START Record excerpts
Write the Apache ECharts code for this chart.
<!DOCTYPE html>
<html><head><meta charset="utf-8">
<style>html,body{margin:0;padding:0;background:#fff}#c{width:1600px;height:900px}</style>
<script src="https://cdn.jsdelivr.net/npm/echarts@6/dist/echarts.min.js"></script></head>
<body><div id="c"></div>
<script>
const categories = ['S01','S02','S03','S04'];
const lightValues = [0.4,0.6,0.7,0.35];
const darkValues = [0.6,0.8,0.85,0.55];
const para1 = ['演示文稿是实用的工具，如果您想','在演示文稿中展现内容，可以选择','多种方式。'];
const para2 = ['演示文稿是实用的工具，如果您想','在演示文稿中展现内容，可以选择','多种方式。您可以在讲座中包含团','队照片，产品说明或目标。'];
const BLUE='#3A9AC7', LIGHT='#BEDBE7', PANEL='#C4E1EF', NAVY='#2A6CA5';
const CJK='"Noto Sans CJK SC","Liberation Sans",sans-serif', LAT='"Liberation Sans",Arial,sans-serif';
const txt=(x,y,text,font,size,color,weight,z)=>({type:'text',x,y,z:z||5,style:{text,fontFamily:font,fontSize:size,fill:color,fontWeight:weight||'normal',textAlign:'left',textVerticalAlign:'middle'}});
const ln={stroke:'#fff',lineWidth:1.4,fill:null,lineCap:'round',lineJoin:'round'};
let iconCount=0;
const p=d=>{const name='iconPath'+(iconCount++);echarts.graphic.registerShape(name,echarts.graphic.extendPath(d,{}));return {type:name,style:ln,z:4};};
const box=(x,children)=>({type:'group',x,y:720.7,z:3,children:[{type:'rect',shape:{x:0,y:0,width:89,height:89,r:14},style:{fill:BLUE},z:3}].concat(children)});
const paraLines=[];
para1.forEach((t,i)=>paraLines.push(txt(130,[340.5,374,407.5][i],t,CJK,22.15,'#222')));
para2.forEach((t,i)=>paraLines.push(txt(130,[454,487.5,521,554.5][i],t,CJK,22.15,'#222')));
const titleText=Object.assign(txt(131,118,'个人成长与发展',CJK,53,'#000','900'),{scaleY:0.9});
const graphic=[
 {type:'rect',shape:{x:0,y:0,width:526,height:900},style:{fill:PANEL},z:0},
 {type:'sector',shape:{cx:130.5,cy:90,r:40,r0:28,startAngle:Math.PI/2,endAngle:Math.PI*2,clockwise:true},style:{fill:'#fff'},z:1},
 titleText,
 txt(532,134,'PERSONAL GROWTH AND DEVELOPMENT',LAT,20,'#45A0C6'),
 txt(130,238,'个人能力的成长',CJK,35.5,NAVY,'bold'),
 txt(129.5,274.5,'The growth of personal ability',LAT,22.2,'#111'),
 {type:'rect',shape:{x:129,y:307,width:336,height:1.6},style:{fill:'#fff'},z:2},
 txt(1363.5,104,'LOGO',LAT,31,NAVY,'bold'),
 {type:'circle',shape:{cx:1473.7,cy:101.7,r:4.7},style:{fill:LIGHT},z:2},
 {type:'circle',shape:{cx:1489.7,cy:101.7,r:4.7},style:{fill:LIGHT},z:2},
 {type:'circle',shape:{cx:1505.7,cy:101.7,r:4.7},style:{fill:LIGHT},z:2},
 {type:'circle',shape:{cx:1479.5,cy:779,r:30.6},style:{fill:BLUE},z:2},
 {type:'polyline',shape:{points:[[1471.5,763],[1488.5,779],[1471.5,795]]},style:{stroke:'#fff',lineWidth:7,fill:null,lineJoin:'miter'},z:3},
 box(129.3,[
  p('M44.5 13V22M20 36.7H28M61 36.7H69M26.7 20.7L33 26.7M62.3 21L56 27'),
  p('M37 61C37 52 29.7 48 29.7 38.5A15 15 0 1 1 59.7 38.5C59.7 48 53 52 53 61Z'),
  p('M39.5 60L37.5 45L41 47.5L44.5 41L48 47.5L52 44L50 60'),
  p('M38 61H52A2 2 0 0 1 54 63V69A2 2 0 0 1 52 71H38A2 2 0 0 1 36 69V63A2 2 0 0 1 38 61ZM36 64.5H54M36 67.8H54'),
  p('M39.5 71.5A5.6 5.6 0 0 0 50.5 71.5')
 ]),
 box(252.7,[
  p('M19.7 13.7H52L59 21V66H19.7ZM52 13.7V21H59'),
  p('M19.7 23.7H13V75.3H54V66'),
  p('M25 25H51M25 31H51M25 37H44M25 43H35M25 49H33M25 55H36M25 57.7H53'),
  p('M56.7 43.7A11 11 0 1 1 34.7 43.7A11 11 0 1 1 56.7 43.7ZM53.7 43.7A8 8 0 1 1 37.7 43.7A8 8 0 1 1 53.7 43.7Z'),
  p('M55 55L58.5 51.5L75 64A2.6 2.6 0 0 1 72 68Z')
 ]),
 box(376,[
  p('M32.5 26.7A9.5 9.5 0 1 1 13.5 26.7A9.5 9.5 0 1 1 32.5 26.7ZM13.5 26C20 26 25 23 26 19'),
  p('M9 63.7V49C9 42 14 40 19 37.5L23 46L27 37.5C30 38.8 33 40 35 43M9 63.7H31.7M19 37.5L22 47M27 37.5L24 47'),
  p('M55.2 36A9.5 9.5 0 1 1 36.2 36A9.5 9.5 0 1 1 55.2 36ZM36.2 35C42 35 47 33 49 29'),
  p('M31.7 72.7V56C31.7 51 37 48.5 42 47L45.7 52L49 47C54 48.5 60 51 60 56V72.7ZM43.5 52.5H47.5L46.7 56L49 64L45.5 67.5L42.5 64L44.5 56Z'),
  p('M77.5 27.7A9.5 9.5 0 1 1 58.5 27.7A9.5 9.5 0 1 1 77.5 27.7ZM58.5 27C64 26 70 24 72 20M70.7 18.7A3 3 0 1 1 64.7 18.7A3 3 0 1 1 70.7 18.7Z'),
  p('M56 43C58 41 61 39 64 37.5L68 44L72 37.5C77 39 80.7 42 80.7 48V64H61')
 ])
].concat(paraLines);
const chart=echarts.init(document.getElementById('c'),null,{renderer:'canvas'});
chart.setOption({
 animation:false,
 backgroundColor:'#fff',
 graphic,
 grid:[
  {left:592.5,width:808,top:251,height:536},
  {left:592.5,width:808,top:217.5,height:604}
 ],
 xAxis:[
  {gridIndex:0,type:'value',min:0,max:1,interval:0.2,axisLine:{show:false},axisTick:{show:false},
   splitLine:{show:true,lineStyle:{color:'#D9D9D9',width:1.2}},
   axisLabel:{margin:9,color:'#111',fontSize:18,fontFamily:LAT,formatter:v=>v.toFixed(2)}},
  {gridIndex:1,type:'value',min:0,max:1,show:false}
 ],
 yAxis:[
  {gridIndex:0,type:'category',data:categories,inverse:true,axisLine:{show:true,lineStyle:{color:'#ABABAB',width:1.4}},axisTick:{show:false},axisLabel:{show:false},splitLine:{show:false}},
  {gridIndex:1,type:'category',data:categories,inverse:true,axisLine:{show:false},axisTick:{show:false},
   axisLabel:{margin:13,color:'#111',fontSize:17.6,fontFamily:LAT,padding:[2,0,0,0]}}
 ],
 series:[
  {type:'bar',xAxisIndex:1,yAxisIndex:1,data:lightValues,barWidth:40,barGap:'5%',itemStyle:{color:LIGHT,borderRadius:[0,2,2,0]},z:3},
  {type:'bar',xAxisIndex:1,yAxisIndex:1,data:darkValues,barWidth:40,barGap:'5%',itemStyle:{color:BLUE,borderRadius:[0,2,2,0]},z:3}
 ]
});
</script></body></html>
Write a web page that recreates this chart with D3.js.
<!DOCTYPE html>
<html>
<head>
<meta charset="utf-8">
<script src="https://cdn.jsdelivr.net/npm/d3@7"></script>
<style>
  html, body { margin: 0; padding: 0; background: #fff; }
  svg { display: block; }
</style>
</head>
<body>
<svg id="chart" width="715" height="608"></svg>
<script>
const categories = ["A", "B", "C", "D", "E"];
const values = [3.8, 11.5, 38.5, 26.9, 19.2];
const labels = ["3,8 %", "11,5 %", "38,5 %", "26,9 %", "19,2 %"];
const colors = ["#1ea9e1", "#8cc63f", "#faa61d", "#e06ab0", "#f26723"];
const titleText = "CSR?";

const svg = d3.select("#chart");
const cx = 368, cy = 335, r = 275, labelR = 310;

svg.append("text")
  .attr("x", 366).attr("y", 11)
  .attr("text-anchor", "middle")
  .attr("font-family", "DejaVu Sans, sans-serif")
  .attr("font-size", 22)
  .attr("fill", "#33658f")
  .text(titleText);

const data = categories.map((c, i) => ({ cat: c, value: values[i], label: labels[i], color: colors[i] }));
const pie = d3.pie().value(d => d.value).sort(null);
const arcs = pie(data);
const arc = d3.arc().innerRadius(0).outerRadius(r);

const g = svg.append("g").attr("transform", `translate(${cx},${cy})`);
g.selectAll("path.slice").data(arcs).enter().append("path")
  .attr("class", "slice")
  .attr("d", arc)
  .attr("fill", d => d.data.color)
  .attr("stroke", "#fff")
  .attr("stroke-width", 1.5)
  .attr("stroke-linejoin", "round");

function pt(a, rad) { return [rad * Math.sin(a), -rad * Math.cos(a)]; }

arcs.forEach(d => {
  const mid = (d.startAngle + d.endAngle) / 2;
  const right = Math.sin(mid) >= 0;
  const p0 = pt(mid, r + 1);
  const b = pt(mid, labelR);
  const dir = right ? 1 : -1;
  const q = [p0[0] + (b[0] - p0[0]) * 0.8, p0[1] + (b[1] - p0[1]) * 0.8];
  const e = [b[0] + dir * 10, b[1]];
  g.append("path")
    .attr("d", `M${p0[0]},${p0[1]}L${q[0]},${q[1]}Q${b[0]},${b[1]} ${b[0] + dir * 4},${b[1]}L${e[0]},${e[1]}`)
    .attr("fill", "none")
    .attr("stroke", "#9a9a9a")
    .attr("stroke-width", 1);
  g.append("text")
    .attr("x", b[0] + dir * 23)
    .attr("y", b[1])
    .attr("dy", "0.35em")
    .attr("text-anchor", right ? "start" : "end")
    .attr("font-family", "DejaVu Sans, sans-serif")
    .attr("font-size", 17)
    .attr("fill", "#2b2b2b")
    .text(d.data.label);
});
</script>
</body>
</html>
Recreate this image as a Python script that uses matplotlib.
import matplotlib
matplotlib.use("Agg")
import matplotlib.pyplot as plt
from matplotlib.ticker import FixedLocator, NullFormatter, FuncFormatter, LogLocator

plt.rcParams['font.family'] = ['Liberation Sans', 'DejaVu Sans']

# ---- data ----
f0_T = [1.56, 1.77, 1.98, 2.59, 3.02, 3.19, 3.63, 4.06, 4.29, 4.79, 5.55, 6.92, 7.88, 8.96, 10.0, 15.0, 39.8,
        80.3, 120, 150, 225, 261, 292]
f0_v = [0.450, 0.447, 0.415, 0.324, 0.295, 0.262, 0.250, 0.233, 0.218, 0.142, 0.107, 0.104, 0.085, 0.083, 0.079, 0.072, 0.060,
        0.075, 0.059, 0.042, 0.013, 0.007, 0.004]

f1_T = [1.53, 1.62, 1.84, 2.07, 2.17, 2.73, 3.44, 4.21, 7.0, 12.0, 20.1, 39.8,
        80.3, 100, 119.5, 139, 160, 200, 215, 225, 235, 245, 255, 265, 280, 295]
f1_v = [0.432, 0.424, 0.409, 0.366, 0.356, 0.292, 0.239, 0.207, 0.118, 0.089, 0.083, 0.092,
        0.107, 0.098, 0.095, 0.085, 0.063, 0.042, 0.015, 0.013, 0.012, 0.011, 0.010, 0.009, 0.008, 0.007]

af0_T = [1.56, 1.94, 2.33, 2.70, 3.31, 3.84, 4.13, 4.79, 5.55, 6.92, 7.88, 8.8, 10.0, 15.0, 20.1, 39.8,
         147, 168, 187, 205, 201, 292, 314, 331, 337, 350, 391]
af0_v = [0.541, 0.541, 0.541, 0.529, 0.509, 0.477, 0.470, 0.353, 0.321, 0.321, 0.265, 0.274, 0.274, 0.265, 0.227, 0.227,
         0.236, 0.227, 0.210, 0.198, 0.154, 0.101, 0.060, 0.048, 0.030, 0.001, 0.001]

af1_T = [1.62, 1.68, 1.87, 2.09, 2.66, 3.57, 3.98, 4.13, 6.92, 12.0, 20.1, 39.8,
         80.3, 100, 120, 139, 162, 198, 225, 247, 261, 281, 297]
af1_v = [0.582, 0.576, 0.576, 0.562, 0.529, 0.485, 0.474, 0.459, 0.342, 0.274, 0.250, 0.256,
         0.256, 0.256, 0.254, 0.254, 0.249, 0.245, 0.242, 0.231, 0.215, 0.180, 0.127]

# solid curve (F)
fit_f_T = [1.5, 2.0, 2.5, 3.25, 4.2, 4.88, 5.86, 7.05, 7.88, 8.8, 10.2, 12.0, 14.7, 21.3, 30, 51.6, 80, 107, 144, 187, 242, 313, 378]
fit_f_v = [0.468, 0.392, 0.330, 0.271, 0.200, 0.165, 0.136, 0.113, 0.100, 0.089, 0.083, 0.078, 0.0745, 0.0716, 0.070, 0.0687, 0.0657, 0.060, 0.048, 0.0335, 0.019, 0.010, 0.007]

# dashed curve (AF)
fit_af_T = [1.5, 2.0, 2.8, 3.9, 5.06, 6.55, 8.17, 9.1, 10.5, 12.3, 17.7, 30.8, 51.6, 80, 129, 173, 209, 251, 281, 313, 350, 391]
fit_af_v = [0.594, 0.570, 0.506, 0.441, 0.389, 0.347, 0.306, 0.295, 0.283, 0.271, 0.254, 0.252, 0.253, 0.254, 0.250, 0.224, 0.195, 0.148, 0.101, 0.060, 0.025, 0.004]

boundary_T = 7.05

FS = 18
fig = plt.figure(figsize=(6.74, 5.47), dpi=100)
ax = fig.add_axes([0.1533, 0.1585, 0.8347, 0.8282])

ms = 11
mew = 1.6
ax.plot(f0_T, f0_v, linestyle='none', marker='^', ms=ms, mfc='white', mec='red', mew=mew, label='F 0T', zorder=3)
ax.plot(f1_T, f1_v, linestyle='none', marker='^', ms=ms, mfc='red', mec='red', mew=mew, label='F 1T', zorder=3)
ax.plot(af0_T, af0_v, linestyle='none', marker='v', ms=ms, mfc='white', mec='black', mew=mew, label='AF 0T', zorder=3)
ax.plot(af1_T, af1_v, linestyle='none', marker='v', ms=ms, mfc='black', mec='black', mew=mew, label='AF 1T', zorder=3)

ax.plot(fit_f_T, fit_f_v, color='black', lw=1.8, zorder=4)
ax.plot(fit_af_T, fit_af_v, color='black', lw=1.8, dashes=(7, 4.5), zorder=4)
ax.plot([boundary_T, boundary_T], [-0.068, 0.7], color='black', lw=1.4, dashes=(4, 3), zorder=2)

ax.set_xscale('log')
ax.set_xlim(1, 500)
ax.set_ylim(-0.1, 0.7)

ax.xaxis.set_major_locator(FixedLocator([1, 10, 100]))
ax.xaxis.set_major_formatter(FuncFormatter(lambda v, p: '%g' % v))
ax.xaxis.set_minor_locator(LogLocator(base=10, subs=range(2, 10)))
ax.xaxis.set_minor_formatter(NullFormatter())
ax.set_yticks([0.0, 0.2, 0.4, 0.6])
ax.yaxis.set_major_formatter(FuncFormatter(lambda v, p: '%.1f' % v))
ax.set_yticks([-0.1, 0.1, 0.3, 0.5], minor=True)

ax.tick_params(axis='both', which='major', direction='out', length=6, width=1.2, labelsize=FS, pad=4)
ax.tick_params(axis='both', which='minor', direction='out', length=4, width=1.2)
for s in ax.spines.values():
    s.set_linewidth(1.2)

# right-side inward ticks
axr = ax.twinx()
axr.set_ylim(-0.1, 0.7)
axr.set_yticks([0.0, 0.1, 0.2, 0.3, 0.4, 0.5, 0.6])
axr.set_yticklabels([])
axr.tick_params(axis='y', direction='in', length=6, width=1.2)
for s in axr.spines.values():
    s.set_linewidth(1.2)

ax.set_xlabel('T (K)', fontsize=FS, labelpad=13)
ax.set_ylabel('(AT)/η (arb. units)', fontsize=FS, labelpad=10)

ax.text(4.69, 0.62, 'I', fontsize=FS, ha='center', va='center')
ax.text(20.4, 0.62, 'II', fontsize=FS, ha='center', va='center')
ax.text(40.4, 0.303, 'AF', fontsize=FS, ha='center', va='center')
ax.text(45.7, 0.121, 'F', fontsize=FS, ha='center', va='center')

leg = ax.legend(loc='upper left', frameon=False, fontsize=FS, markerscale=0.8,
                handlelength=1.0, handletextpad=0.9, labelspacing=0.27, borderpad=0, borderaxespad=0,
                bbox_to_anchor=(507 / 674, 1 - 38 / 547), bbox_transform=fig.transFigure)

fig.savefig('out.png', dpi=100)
END Record excerpts
◆ Goal: Only the lines from the one with "Write a web" up to the one with "function pt(a, rad)" should be repeated, both included, exactly as they appear.

◆ Task solution:
Write a web page that recreates this chart with D3.js.
<!DOCTYPE html>
<html>
<head>
<meta charset="utf-8">
<script src="https://cdn.jsdelivr.net/npm/d3@7"></script>
<style>
  html, body { margin: 0; padding: 0; background: #fff; }
  svg { display: block; }
</style>
</head>
<body>
<svg id="chart" width="715" height="608"></svg>
<script>
const categories = ["A", "B", "C", "D", "E"];
const values = [3.8, 11.5, 38.5, 26.9, 19.2];
const labels = ["3,8 %", "11,5 %", "38,5 %", "26,9 %", "19,2 %"];
const colors = ["#1ea9e1", "#8cc63f", "#faa61d", "#e06ab0", "#f26723"];
const titleText = "CSR?";

const svg = d3.select("#chart");
const cx = 368, cy = 335, r = 275, labelR = 310;

svg.append("text")
  .attr("x", 366).attr("y", 11)
  .attr("text-anchor", "middle")
  .attr("font-family", "DejaVu Sans, sans-serif")
  .attr("font-size", 22)
  .attr("fill", "#33658f")
  .text(titleText);

const data = categories.map((c, i) => ({ cat: c, value: values[i], label: labels[i], color: colors[i] }));
const pie = d3.pie().value(d => d.value).sort(null);
const arcs = pie(data);
const arc = d3.arc().innerRadius(0).outerRadius(r);

const g = svg.append("g").attr("transform", `translate(${cx},${cy})`);
g.selectAll("path.slice").data(arcs).enter().append("path")
  .attr("class", "slice")
  .attr("d", arc)
  .attr("fill", d => d.data.color)
  .attr("stroke", "#fff")
  .attr("stroke-width", 1.5)
  .attr("stroke-linejoin", "round");

function pt(a, rad) { return [rad * Math.sin(a), -rad * Math.cos(a)]; }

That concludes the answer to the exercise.